***** Data section
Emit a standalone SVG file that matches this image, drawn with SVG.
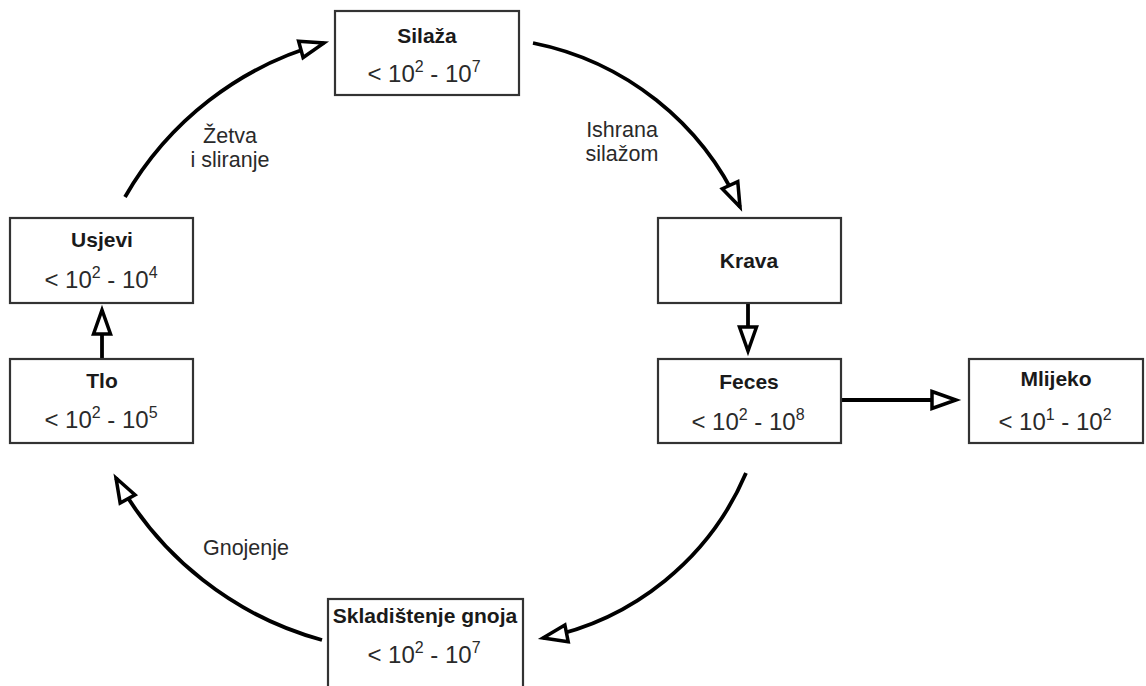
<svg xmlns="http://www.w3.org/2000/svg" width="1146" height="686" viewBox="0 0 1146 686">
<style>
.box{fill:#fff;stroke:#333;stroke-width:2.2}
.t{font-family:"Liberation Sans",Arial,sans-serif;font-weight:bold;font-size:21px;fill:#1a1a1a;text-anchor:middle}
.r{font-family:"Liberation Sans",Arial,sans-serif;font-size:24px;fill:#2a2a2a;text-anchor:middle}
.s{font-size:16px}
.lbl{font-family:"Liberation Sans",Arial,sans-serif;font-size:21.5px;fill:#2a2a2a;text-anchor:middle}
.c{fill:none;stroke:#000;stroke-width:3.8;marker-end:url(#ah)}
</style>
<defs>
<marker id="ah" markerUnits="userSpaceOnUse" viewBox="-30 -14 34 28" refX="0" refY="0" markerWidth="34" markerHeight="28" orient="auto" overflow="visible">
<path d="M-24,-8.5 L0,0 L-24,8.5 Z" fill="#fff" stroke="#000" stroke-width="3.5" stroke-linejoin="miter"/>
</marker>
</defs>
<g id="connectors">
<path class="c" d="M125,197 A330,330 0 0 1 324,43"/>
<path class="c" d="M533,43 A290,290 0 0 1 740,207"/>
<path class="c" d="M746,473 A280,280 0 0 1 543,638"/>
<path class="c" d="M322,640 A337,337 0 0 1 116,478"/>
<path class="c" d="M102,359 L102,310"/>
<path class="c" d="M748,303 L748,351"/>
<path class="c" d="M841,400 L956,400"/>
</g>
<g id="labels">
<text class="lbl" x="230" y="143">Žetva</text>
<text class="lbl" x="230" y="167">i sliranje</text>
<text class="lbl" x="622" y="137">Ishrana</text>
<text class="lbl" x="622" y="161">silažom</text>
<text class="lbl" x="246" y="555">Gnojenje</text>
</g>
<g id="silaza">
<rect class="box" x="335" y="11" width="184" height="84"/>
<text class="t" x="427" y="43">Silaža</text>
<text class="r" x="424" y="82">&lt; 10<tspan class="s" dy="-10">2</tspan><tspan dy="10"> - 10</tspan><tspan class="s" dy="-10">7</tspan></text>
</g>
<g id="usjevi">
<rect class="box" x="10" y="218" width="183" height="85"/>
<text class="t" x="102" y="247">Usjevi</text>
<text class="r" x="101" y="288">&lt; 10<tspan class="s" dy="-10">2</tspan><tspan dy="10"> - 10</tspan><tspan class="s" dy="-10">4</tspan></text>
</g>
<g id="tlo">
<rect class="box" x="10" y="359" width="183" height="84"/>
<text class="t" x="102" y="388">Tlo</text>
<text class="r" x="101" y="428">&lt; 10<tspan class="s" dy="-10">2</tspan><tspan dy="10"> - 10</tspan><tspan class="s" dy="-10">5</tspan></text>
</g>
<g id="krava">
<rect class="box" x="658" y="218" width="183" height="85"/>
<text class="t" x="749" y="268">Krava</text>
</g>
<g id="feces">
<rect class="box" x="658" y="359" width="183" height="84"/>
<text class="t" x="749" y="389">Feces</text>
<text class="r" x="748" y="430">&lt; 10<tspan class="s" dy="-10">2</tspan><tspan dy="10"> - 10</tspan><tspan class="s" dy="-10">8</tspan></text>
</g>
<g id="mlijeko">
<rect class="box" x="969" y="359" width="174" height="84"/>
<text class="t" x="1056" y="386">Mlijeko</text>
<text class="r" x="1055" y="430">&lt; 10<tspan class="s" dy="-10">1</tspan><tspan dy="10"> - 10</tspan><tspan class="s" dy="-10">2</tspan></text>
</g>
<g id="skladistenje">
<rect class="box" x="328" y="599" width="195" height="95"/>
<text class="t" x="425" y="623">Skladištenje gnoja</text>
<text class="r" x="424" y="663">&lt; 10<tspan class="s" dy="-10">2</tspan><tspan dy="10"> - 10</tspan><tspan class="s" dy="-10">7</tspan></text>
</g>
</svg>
**********
> Work to complete
Write the full listing out again with every line unchanged, but include no pictures.

> Solution for this task
Emit a standalone SVG file that matches this image, drawn with SVG.
<svg xmlns="http://www.w3.org/2000/svg" width="1146" height="686" viewBox="0 0 1146 686">
<style>
.box{fill:#fff;stroke:#333;stroke-width:2.2}
.t{font-family:"Liberation Sans",Arial,sans-serif;font-weight:bold;font-size:21px;fill:#1a1a1a;text-anchor:middle}
.r{font-family:"Liberation Sans",Arial,sans-serif;font-size:24px;fill:#2a2a2a;text-anchor:middle}
.s{font-size:16px}
.lbl{font-family:"Liberation Sans",Arial,sans-serif;font-size:21.5px;fill:#2a2a2a;text-anchor:middle}
.c{fill:none;stroke:#000;stroke-width:3.8;marker-end:url(#ah)}
</style>
<defs>
<marker id="ah" markerUnits="userSpaceOnUse" viewBox="-30 -14 34 28" refX="0" refY="0" markerWidth="34" markerHeight="28" orient="auto" overflow="visible">
<path d="M-24,-8.5 L0,0 L-24,8.5 Z" fill="#fff" stroke="#000" stroke-width="3.5" stroke-linejoin="miter"/>
</marker>
</defs>
<g id="connectors">
<path class="c" d="M125,197 A330,330 0 0 1 324,43"/>
<path class="c" d="M533,43 A290,290 0 0 1 740,207"/>
<path class="c" d="M746,473 A280,280 0 0 1 543,638"/>
<path class="c" d="M322,640 A337,337 0 0 1 116,478"/>
<path class="c" d="M102,359 L102,310"/>
<path class="c" d="M748,303 L748,351"/>
<path class="c" d="M841,400 L956,400"/>
</g>
<g id="labels">
<text class="lbl" x="230" y="143">Žetva</text>
<text class="lbl" x="230" y="167">i sliranje</text>
<text class="lbl" x="622" y="137">Ishrana</text>
<text class="lbl" x="622" y="161">silažom</text>
<text class="lbl" x="246" y="555">Gnojenje</text>
</g>
<g id="silaza">
<rect class="box" x="335" y="11" width="184" height="84"/>
<text class="t" x="427" y="43">Silaža</text>
<text class="r" x="424" y="82">&lt; 10<tspan class="s" dy="-10">2</tspan><tspan dy="10"> - 10</tspan><tspan class="s" dy="-10">7</tspan></text>
</g>
<g id="usjevi">
<rect class="box" x="10" y="218" width="183" height="85"/>
<text class="t" x="102" y="247">Usjevi</text>
<text class="r" x="101" y="288">&lt; 10<tspan class="s" dy="-10">2</tspan><tspan dy="10"> - 10</tspan><tspan class="s" dy="-10">4</tspan></text>
</g>
<g id="tlo">
<rect class="box" x="10" y="359" width="183" height="84"/>
<text class="t" x="102" y="388">Tlo</text>
<text class="r" x="101" y="428">&lt; 10<tspan class="s" dy="-10">2</tspan><tspan dy="10"> - 10</tspan><tspan class="s" dy="-10">5</tspan></text>
</g>
<g id="krava">
<rect class="box" x="658" y="218" width="183" height="85"/>
<text class="t" x="749" y="268">Krava</text>
</g>
<g id="feces">
<rect class="box" x="658" y="359" width="183" height="84"/>
<text class="t" x="749" y="389">Feces</text>
<text class="r" x="748" y="430">&lt; 10<tspan class="s" dy="-10">2</tspan><tspan dy="10"> - 10</tspan><tspan class="s" dy="-10">8</tspan></text>
</g>
<g id="mlijeko">
<rect class="box" x="969" y="359" width="174" height="84"/>
<text class="t" x="1056" y="386">Mlijeko</text>
<text class="r" x="1055" y="430">&lt; 10<tspan class="s" dy="-10">1</tspan><tspan dy="10"> - 10</tspan><tspan class="s" dy="-10">2</tspan></text>
</g>
<g id="skladistenje">
<rect class="box" x="328" y="599" width="195" height="95"/>
<text class="t" x="425" y="623">Skladištenje gnoja</text>
<text class="r" x="424" y="663">&lt; 10<tspan class="s" dy="-10">2</tspan><tspan dy="10"> - 10</tspan><tspan class="s" dy="-10">7</tspan></text>
</g>
</svg>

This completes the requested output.